── Given data ──

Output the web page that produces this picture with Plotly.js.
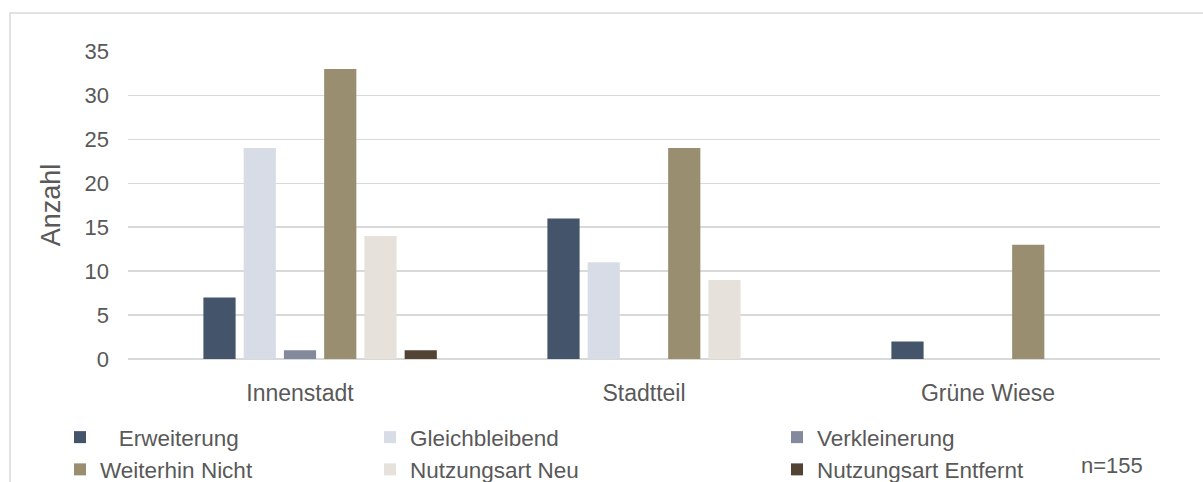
<!DOCTYPE html>
<html>
<head>
<meta charset="utf-8">
<script src="https://cdn.plot.ly/plotly-3.0.1.min.js"></script>
<style>
html,body{margin:0;padding:0;background:#fff;}
#chart{width:1203px;height:482px;}
</style>
</head>
<body>
<div id="chart"></div>
<script>
const categories = ["Innenstadt", "Stadtteil", "Grüne Wiese"];
const erweiterung = [7, 16, 2];
const gleichbleibend = [24, 11, 0];
const verkleinerung = [1, 0, 0];
const weiterhinNicht = [33, 24, 13];
const nutzungsartNeu = [14, 9, 0];
const nutzungsartEntfernt = [1, 0, 0];
const emptySeries = [null, null, null];
const seriesNames = ["\u00a0\u00a0\u00a0Erweiterung", "Gleichbleibend", "Verkleinerung", "Weiterhin Nicht", "Nutzungsart Neu", "Nutzungsart Entfernt"];
const yTickValues = [0, 5, 10, 15, 20, 25, 30, 35];
const sampleNote = "n=155";

const colors = ["#44546A", "#D7DCE6", "#848A9C", "#998E6F", "#E6E2DB", "#524334"];
const legendIds = ["legend", "legend2", "legend3", "legend", "legend2", "legend3"];
const seriesValues = [erweiterung, gleichbleibend, verkleinerung, weiterhinNicht, nutzungsartNeu, nutzungsartEntfernt];

const traces = [{
  type: "bar", x: categories, y: emptySeries, name: "", showlegend: false,
  marker: {color: "rgba(0,0,0,0)"}, hoverinfo: "skip"
}];
seriesValues.forEach((vals, i) => {
  traces.push({
    type: "bar", x: categories, y: vals, name: seriesNames[i],
    marker: {color: colors[i], line: {width: 0}},
    legend: legendIds[i]
  });
});

const txt = "#595959";
const fontFam = "'Liberation Sans', Arial, sans-serif";
const W = 1203, H = 482;
const L = 128, R = 1160, T = 51, B = 359;
const pw = R - L, ph = B - T;
const px = v => (v - L) / pw;
const py = v => (B - v) / ph;

const legendBase = {
  orientation: "v", xanchor: "left", yanchor: "top",
  font: {family: fontFam, size: 22.5, color: txt},
  bgcolor: "rgba(0,0,0,0)", borderwidth: 0, itemclick: false,
  tracegroupgap: 0, traceorder: "normal"
};

const layout = {
  width: W, height: H,
  margin: {l: L, r: W - R, t: T, b: H - B, pad: 0, autoexpand: false},
  paper_bgcolor: "#ffffff", plot_bgcolor: "#ffffff",
  font: {family: fontFam, color: txt},
  barmode: "group", bargap: 0.181, bargroupgap: 0.2,
  xaxis: {
    type: "category", showgrid: false, zeroline: false, showline: false,
    ticks: "", ticklabelstandoff: 18,
    tickfont: {family: fontFam, size: 23, color: txt}
  },
  yaxis: {
    range: [0, 35.05], tickvals: yTickValues, ticks: "",
    showgrid: true, gridcolor: "#D9D9D9", gridwidth: 1.5,
    zeroline: true, zerolinecolor: "#D9D9D9", zerolinewidth: 1.5,
    showline: false, ticklabelstandoff: 18,
    tickfont: {family: fontFam, size: 22, color: txt},
    title: {text: "Anzahl", standoff: 16, font: {family: fontFam, size: 27, color: txt}}
  },
  legend: Object.assign({}, legendBase, {x: px(60), y: py(416)}),
  legend2: Object.assign({}, legendBase, {x: px(370), y: py(416)}),
  legend3: Object.assign({}, legendBase, {x: px(777), y: py(416)}),
  annotations: [{
    text: sampleNote, xref: "paper", yref: "paper", x: px(1112), y: py(465),
    xanchor: "center", yanchor: "middle", showarrow: false,
    font: {family: fontFam, size: 22, color: txt}
  }],
  shapes: [{
    type: "rect", xref: "paper", yref: "paper",
    x0: px(10), x1: px(1260), y0: py(540), y1: py(13),
    line: {color: "#D9D9D9", width: 1.5}, fillcolor: "rgba(0,0,0,0)", layer: "below"
  }]
};

Plotly.newPlot("chart", traces, layout, {staticPlot: true, displayModeBar: false});
</script>
</body>
</html>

───

Transcribe all the data word for word; the images stay out.

▶ **Reply**:
Output the web page that produces this picture with Plotly.js.
<!DOCTYPE html>
<html>
<head>
<meta charset="utf-8">
<script src="https://cdn.plot.ly/plotly-3.0.1.min.js"></script>
<style>
html,body{margin:0;padding:0;background:#fff;}
#chart{width:1203px;height:482px;}
</style>
</head>
<body>
<div id="chart"></div>
<script>
const categories = ["Innenstadt", "Stadtteil", "Grüne Wiese"];
const erweiterung = [7, 16, 2];
const gleichbleibend = [24, 11, 0];
const verkleinerung = [1, 0, 0];
const weiterhinNicht = [33, 24, 13];
const nutzungsartNeu = [14, 9, 0];
const nutzungsartEntfernt = [1, 0, 0];
const emptySeries = [null, null, null];
const seriesNames = ["\u00a0\u00a0\u00a0Erweiterung", "Gleichbleibend", "Verkleinerung", "Weiterhin Nicht", "Nutzungsart Neu", "Nutzungsart Entfernt"];
const yTickValues = [0, 5, 10, 15, 20, 25, 30, 35];
const sampleNote = "n=155";

const colors = ["#44546A", "#D7DCE6", "#848A9C", "#998E6F", "#E6E2DB", "#524334"];
const legendIds = ["legend", "legend2", "legend3", "legend", "legend2", "legend3"];
const seriesValues = [erweiterung, gleichbleibend, verkleinerung, weiterhinNicht, nutzungsartNeu, nutzungsartEntfernt];

const traces = [{
  type: "bar", x: categories, y: emptySeries, name: "", showlegend: false,
  marker: {color: "rgba(0,0,0,0)"}, hoverinfo: "skip"
}];
seriesValues.forEach((vals, i) => {
  traces.push({
    type: "bar", x: categories, y: vals, name: seriesNames[i],
    marker: {color: colors[i], line: {width: 0}},
    legend: legendIds[i]
  });
});

const txt = "#595959";
const fontFam = "'Liberation Sans', Arial, sans-serif";
const W = 1203, H = 482;
const L = 128, R = 1160, T = 51, B = 359;
const pw = R - L, ph = B - T;
const px = v => (v - L) / pw;
const py = v => (B - v) / ph;

const legendBase = {
  orientation: "v", xanchor: "left", yanchor: "top",
  font: {family: fontFam, size: 22.5, color: txt},
  bgcolor: "rgba(0,0,0,0)", borderwidth: 0, itemclick: false,
  tracegroupgap: 0, traceorder: "normal"
};

const layout = {
  width: W, height: H,
  margin: {l: L, r: W - R, t: T, b: H - B, pad: 0, autoexpand: false},
  paper_bgcolor: "#ffffff", plot_bgcolor: "#ffffff",
  font: {family: fontFam, color: txt},
  barmode: "group", bargap: 0.181, bargroupgap: 0.2,
  xaxis: {
    type: "category", showgrid: false, zeroline: false, showline: false,
    ticks: "", ticklabelstandoff: 18,
    tickfont: {family: fontFam, size: 23, color: txt}
  },
  yaxis: {
    range: [0, 35.05], tickvals: yTickValues, ticks: "",
    showgrid: true, gridcolor: "#D9D9D9", gridwidth: 1.5,
    zeroline: true, zerolinecolor: "#D9D9D9", zerolinewidth: 1.5,
    showline: false, ticklabelstandoff: 18,
    tickfont: {family: fontFam, size: 22, color: txt},
    title: {text: "Anzahl", standoff: 16, font: {family: fontFam, size: 27, color: txt}}
  },
  legend: Object.assign({}, legendBase, {x: px(60), y: py(416)}),
  legend2: Object.assign({}, legendBase, {x: px(370), y: py(416)}),
  legend3: Object.assign({}, legendBase, {x: px(777), y: py(416)}),
  annotations: [{
    text: sampleNote, xref: "paper", yref: "paper", x: px(1112), y: py(465),
    xanchor: "center", yanchor: "middle", showarrow: false,
    font: {family: fontFam, size: 22, color: txt}
  }],
  shapes: [{
    type: "rect", xref: "paper", yref: "paper",
    x0: px(10), x1: px(1260), y0: py(540), y1: py(13),
    line: {color: "#D9D9D9", width: 1.5}, fillcolor: "rgba(0,0,0,0)", layer: "below"
  }]
};

Plotly.newPlot("chart", traces, layout, {staticPlot: true, displayModeBar: false});
</script>
</body>
</html>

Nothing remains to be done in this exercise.